* start SOURCE EXCERPT *

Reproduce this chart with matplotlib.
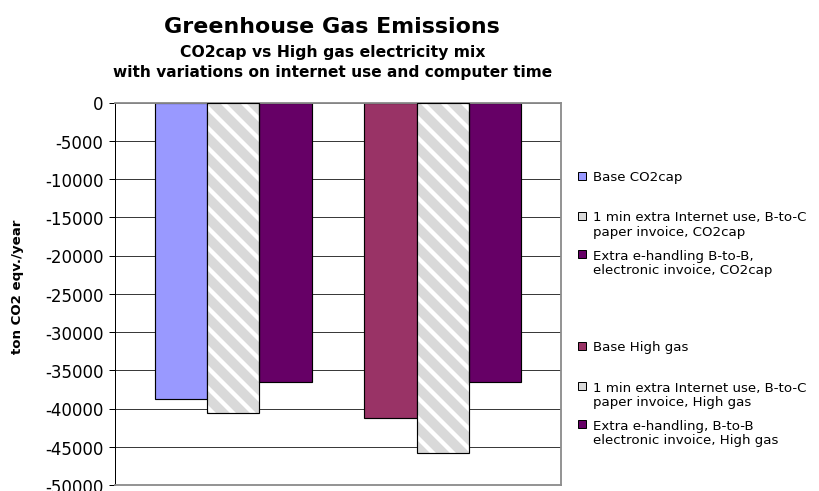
import matplotlib
matplotlib.use("Agg")
import matplotlib.pyplot as plt
from matplotlib.patches import Rectangle

plt.rcParams["font.family"] = ["DejaVu Sans"]
plt.rcParams["axes.unicode_minus"] = False
plt.rcParams["hatch.linewidth"] = 2.6

# Emissions per scenario (ton CO2 eqv./year)
series_labels = [
    "Base CO2cap",
    "1 min extra Internet use, B-to-C\npaper invoice, CO2cap",
    "Extra e-handling B-to-B,\nelectronic invoice, CO2cap",
    "Base High gas",
    "1 min extra Internet use, B-to-C\npaper invoice, High gas",
    "Extra e-handling, B-to-B\nelectronic invoice, High gas",
]
values = [-38800, -40600, -36600, -41200, -45800, -36500]
face_colors = ["#9999FF", "#D9D9D9", "#660066", "#993366", "#D9D9D9", "#660066"]
hatches = [None, "\\\\", None, None, "\\\\", None]
y_ticks = list(range(0, -50001, -5000))

W, H, DPI = 819, 492, 120
fig = plt.figure(figsize=(W / DPI, H / DPI), dpi=DPI)


def fx(px):
    return px / W


def fy(py):
    return 1 - py / H


ax = fig.add_axes([fx(115), fy(486), fx(561) - fx(115), fy(103.5) - fy(486)])

# three CO2cap bars, an empty slot, then three High gas bars
positions = [i + (i >= 3) for i in range(len(values))]
for x, v, fc, h in zip(positions, values, face_colors, hatches):
    if h:
        ax.bar(x, v, width=1.0, color=fc, edgecolor="white", hatch=h,
               linewidth=0, zorder=2)
        ax.bar(x, v, width=1.0, fill=False, edgecolor="black",
               linewidth=0.7, zorder=3)
    else:
        ax.bar(x, v, width=1.0, color=fc, edgecolor="black",
               linewidth=0.7, zorder=2)

ax.set_xlim(-1.26, 7.26)
ax.set_ylim(-50000, 0)
ax.set_yticks(y_ticks)
ax.set_yticklabels([str(t) for t in y_ticks], fontsize=10.0)
ax.set_xticks([])
ax.tick_params(axis="y", direction="out", length=3.5, width=0.6, color="black", pad=3.5)
ax.yaxis.grid(True, color="#3a3a3a", linewidth=0.6)
ax.set_axisbelow(True)
ax.spines["left"].set_color("black")
ax.spines["left"].set_linewidth(0.6)
for s in ("top", "right", "bottom"):
    ax.spines[s].set_color("#8c8c8c")
    ax.spines[s].set_linewidth(1.1)

# titles
fig.text(fx(332), fy(33), "Greenhouse Gas Emissions", ha="center", va="baseline",
         fontsize=13.3, fontweight="bold")
fig.text(fx(333), fy(57), "CO2cap vs High gas electricity mix", ha="center",
         va="baseline", fontsize=9.4, fontweight="bold")
fig.text(fx(333), fy(77), "with variations on internet use and computer time",
         ha="center", va="baseline", fontsize=9.2, fontweight="bold")

fig.text(fx(18), fy(287), "ton CO2 eqv./year", rotation=90, ha="center",
         va="center", fontsize=8.0, fontweight="bold")

# legend
legend_y = [177, 225, 263.5, 347, 395.5, 433.5]
for label, fc, ly in zip(series_labels, face_colors, legend_y):
    lines = label.split("\n")
    first_y = ly - (len(lines) - 1) * 8.5
    fig.patches.append(Rectangle((fx(577.5), fy(first_y + 4)), fx(8), fy(0) - fy(8),
                                 transform=fig.transFigure, facecolor=fc,
                                 edgecolor="black", linewidth=0.6))
    fig.text(fx(593), fy(ly), label, ha="left", va="center", fontsize=8.0,
             linespacing=1.15)

fig.savefig("out.png", dpi=DPI)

* end SOURCE EXCERPT *

* [WHAT YOU HAVE TO DO]
Omit each picture, then return all of the listing exactly as it stands.

* [OUTPUT OF THE EXERCISE]
Reproduce this chart with matplotlib.
import matplotlib
matplotlib.use("Agg")
import matplotlib.pyplot as plt
from matplotlib.patches import Rectangle

plt.rcParams["font.family"] = ["DejaVu Sans"]
plt.rcParams["axes.unicode_minus"] = False
plt.rcParams["hatch.linewidth"] = 2.6

# Emissions per scenario (ton CO2 eqv./year)
series_labels = [
    "Base CO2cap",
    "1 min extra Internet use, B-to-C\npaper invoice, CO2cap",
    "Extra e-handling B-to-B,\nelectronic invoice, CO2cap",
    "Base High gas",
    "1 min extra Internet use, B-to-C\npaper invoice, High gas",
    "Extra e-handling, B-to-B\nelectronic invoice, High gas",
]
values = [-38800, -40600, -36600, -41200, -45800, -36500]
face_colors = ["#9999FF", "#D9D9D9", "#660066", "#993366", "#D9D9D9", "#660066"]
hatches = [None, "\\\\", None, None, "\\\\", None]
y_ticks = list(range(0, -50001, -5000))

W, H, DPI = 819, 492, 120
fig = plt.figure(figsize=(W / DPI, H / DPI), dpi=DPI)


def fx(px):
    return px / W


def fy(py):
    return 1 - py / H


ax = fig.add_axes([fx(115), fy(486), fx(561) - fx(115), fy(103.5) - fy(486)])

# three CO2cap bars, an empty slot, then three High gas bars
positions = [i + (i >= 3) for i in range(len(values))]
for x, v, fc, h in zip(positions, values, face_colors, hatches):
    if h:
        ax.bar(x, v, width=1.0, color=fc, edgecolor="white", hatch=h,
               linewidth=0, zorder=2)
        ax.bar(x, v, width=1.0, fill=False, edgecolor="black",
               linewidth=0.7, zorder=3)
    else:
        ax.bar(x, v, width=1.0, color=fc, edgecolor="black",
               linewidth=0.7, zorder=2)

ax.set_xlim(-1.26, 7.26)
ax.set_ylim(-50000, 0)
ax.set_yticks(y_ticks)
ax.set_yticklabels([str(t) for t in y_ticks], fontsize=10.0)
ax.set_xticks([])
ax.tick_params(axis="y", direction="out", length=3.5, width=0.6, color="black", pad=3.5)
ax.yaxis.grid(True, color="#3a3a3a", linewidth=0.6)
ax.set_axisbelow(True)
ax.spines["left"].set_color("black")
ax.spines["left"].set_linewidth(0.6)
for s in ("top", "right", "bottom"):
    ax.spines[s].set_color("#8c8c8c")
    ax.spines[s].set_linewidth(1.1)

# titles
fig.text(fx(332), fy(33), "Greenhouse Gas Emissions", ha="center", va="baseline",
         fontsize=13.3, fontweight="bold")
fig.text(fx(333), fy(57), "CO2cap vs High gas electricity mix", ha="center",
         va="baseline", fontsize=9.4, fontweight="bold")
fig.text(fx(333), fy(77), "with variations on internet use and computer time",
         ha="center", va="baseline", fontsize=9.2, fontweight="bold")

fig.text(fx(18), fy(287), "ton CO2 eqv./year", rotation=90, ha="center",
         va="center", fontsize=8.0, fontweight="bold")

# legend
legend_y = [177, 225, 263.5, 347, 395.5, 433.5]
for label, fc, ly in zip(series_labels, face_colors, legend_y):
    lines = label.split("\n")
    first_y = ly - (len(lines) - 1) * 8.5
    fig.patches.append(Rectangle((fx(577.5), fy(first_y + 4)), fx(8), fy(0) - fy(8),
                                 transform=fig.transFigure, facecolor=fc,
                                 edgecolor="black", linewidth=0.6))
    fig.text(fx(593), fy(ly), label, ha="left", va="center", fontsize=8.0,
             linespacing=1.15)

fig.savefig("out.png", dpi=DPI)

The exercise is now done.